Orfeo was to be followed the next year with the production of his second opera, Arianna. Monteverdi’s reputation was spreading and he looked to move on from Mantua.   Meantime he composed there his Vespers of 1610, a set of established daily prayers   It was a return to his prima pratica and was the most ambitious work of religious music until then. It is a 90-minute piece including soloists, chorus, and orchestra with both liturgical and extra-liturgical elements including motets and sonatas. That same year Monteverdi visited Rome to seek a position but was rejected.

In 1612 Duke Vincenzo died and his successor, Francesco, came in with a new broom and Monteverdi was given his cards. He then sought a position at St Marco in Venice in 1613.  This was a top flight position and he had to compete for the post which he won.  Standards at St Marco had deteriorated since their last music chief had died and Monteverdi was charged to get the team back up to scratch. He would stay on at St Marco for the remainder of his life.

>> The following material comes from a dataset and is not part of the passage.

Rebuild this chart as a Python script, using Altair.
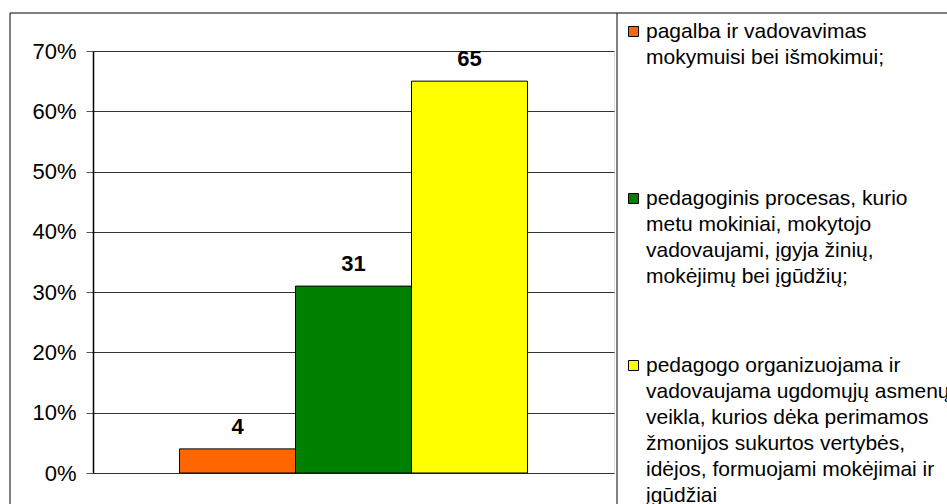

In addition to composing some large-scale works, Monteverdi’s duties at St. Mark’s included reorganizing the cappella, finding new singers, and purchasing music. He received some commissions from Mantua after Duke Francesco was succeeded by his brother Ferdinando. He now turned to a new medium, his ballet Tirsi e Clori which was performed in Mantua in 1616. Other dramatic works were to follow as well as his his seventh book of madrigals in 1619. Apart from Venice he continued to write for Mantua who sought to get him to transfer back to them which he refused to do.

In 1630 Monteverdi decided on a career change without having to give up his music. Against the background of commissions from Mantua slackening off and a plague breaking out in Venice, Monteverdi took holy orders in 1632 and published a small collection of vocal music under the title Scherzi musicali the same year.   This is the first time I have encountered the word “scherzo” (joke) so early in music history.  As a musical form it was elevated to great heights by Beethoven but one knew he was not the inventor of the genre. Whilst he had replaced the traditional classical minuet with the scherzo we knew that Haydn had in one or two string quartets used the scherzo for similar purposes. But the Monteverdi pieces (which I have not heard) were written 100 years before Haydn’s birth.

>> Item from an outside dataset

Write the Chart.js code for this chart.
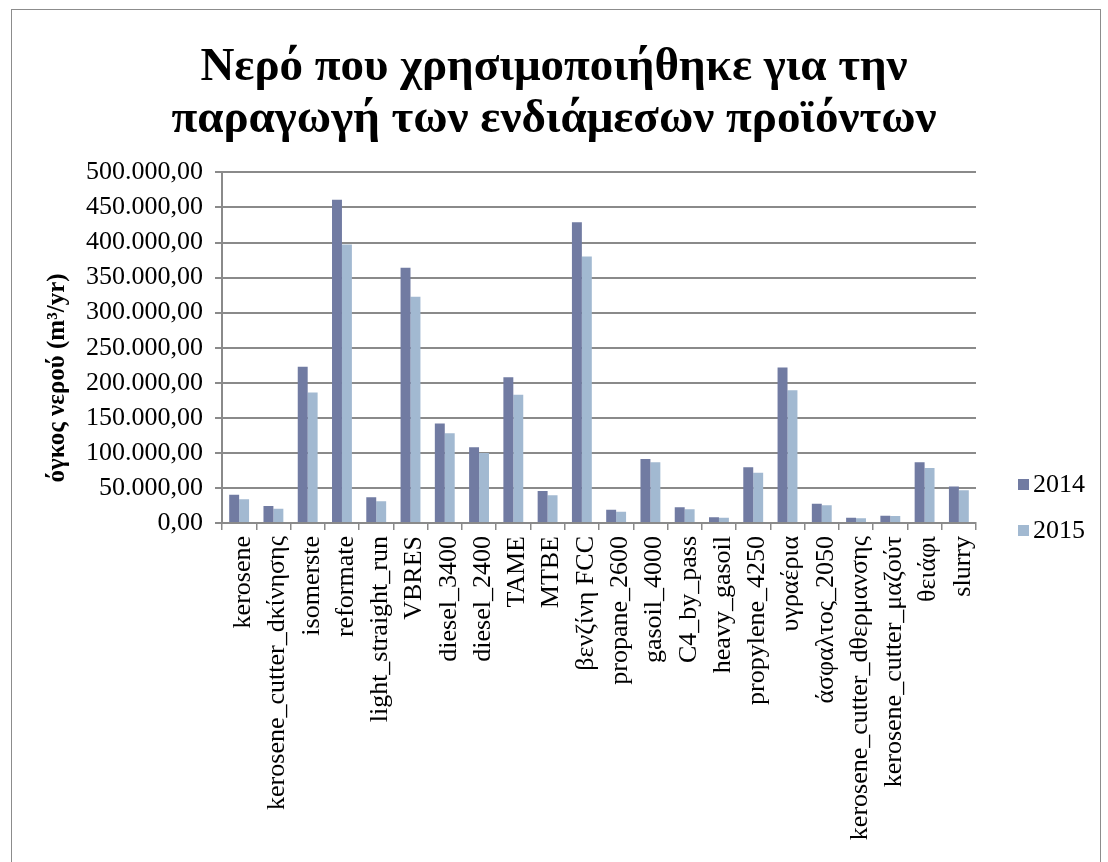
<!DOCTYPE html>
<html>
<head>
<meta charset="utf-8">
<script src="https://cdn.jsdelivr.net/npm/chart.js@4.4.1/dist/chart.umd.min.js"></script>
<style>
  html, body { margin: 0; padding: 0; background: #fff; overflow: hidden; }
  #wrap { position: relative; width: 1108px; height: 862px; }
  #frame { position: absolute; left: 11px; top: 9px; width: 1090px; height: 900px; border: 1px solid #8c8c8c; box-sizing: border-box; }
  #chart { position: absolute; left: 0; top: 0; }
  .leg { position: absolute; font-family: "Liberation Serif", serif; font-size: 26px; color: #000; line-height: 26px; white-space: nowrap; }
  .leg span { display: inline-block; width: 11px; height: 11px; margin-right: 4px; vertical-align: 2px; }
</style>
</head>
<body>
<div id="wrap">
  <div id="frame"></div>
  <canvas id="chart" width="1108" height="862"></canvas>
  <div class="leg" style="left:1018px; top:471px;"><span style="background:#717ba2"></span>2014</div>
  <div class="leg" style="left:1018px; top:517px;"><span style="background:#a2b9d1"></span>2015</div>
</div>
<script>
(() => {
  'use strict'

  const categories = [
    'kerosene', 'kerosene_cutter_dκίνησης', 'isomerste', 'reformate', 'light_straight_run',
    'VBRES', 'diesel_3400', 'diesel_2400', 'TAME', 'MTBE', 'βενζίνη FCC', 'propane_2600',
    'gasoil_4000', 'C4_by_pass', 'heavy_gasoil', 'propylene_4250', 'υγραέρια',
    'άσφαλτος_2050', 'kerosene_cutter_dθερμανσης', 'kerosene_cutter_μαζούτ', 'θειάφι', 'slurry'
  ];

  const values2014 = [
    40400, 24300, 223000, 461000, 36600, 364000, 142000, 108000, 208000, 45700, 429000, 19000,
    91300, 22400, 8100, 79400, 221700, 27600, 7600, 10500, 86600, 51900
  ];

  const values2015 = [
    33800, 20500, 186000, 397000, 30900, 322500, 128000, 100000, 183000, 39500, 380000, 16200,
    86600, 19500, 7600, 71800, 189300, 25200, 6700, 10000, 78500, 46600
  ];

  const seriesNames = ['2014', '2015'];
  const titleLines = ['Νερό που χρησιμοποιήθηκε για την', 'παραγωγή των ενδιάμεσων προϊόντων'];
  const yTitle = 'όγκος νερού (m³/yr)';

  const fontFamily = '"Liberation Serif", "Times New Roman", serif';
  const gridColor = '#8a8a8a';

  // Greek number style: 500.000,00
  const fmt = (v) => {
    const s = Math.round(v).toString().replace(/\B(?=(\d{3})+(?!\d))/g, '.');
    return s + ',00';
  };

  // title centred on the whole canvas, not just between the paddings
  const fullWidthTitle = {
    id: 'fullWidthTitle',
    afterLayout(chart) {
      const t = chart.titleBlock;
      if (!t) return;
      t.left = 0;
      t.right = chart.width;
      t.width = chart.width;
    }
  };

  // y axis title, placed a bit lower than the axis middle like the original
  const yAxisTitle = {
    id: 'yAxisTitle',
    afterDraw(chart) {
      const c = chart.ctx;
      c.save();
      c.translate(58, 378);
      c.rotate(-Math.PI / 2);
      c.font = 'bold 25px ' + fontFamily;
      c.fillStyle = '#000';
      c.textAlign = 'center';
      c.textBaseline = 'middle';
      c.fillText(yTitle, 0, 0);
      c.restore();
    }
  };

  const ctx = document.getElementById('chart').getContext('2d');

  new Chart(ctx, {
    type: 'bar',
    data: {
      labels: categories,
      datasets: [
        { label: seriesNames[0], data: values2014, backgroundColor: '#717ba2', borderWidth: 0 },
        { label: seriesNames[1], data: values2015, backgroundColor: '#a2b9d1', borderWidth: 0 }
      ]
    },
    plugins: [fullWidthTitle, yAxisTitle],
    options: {
      responsive: false,
      animation: false,
      datasets: { bar: { categoryPercentage: 0.58, barPercentage: 1.0 } },
      layout: { padding: { left: 20, right: 132, top: 0, bottom: 0 } },
      plugins: {
        legend: { display: false },
        tooltip: { enabled: false },
        title: {
          display: true,
          text: titleLines,
          color: '#000',
          font: { family: fontFamily, size: 47, weight: 'bold', lineHeight: 1.1 },
          padding: { top: 42, bottom: 27 }
        }
      },
      scales: {
        x: {
          grid: { display: true, drawOnChartArea: false, drawTicks: true, tickLength: 7, color: gridColor, lineWidth: 1.5 },
          border: { display: true, color: gridColor, width: 2 },
          ticks: {
            autoSkip: false, maxRotation: 90, minRotation: 90, padding: 6, labelOffset: 4,
            color: '#000', font: { family: fontFamily, size: 26 }
          },
          afterFit: (s) => { s.height = 339; }
        },
        y: {
          min: 0, max: 500000,
          grid: { color: gridColor, lineWidth: 2, tickLength: 7 },
          border: { display: true, color: gridColor, width: 2 },
          ticks: {
            stepSize: 50000, padding: 12, color: '#000',
            font: { family: fontFamily, size: 26 },
            callback: (v) => fmt(v)
          },
          afterFit: (s) => { s.width = 202; }
        }
      }
    }
  });
})()
</script>
</body>
</html>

The opening of public opera houses in Venice in 1637 created a new outlet for the dramatic works of Monteverdi. L’Arianna was revived in 1640, followed by three new operas, Il ritorno d’Ulisse in patria (1640), Le nozze d’Enea con Lavini (1641), since lost, and L’incoronazione di Poppea (1643); in addition, he wrote a further ballet performed in 1641 but which has also been lost. It was also the early days of publishing and a retrospective collection of his secular music was published in 1638, with a similar volume of church music appearing in 1641.

Monteverdi died at the age of 76, in Venice, and was buried in the Church of the Frari.  His work divides itself between traditional liturgies, secular songs and madrigals which looked to a future and the world of stage, opera and ballet, which brought about the opera and the opera houses to go with it.  In a world where “early music” is reserved for the pursuit of the esoteric we need to know more about this distant time and to hear more of Monteverdi.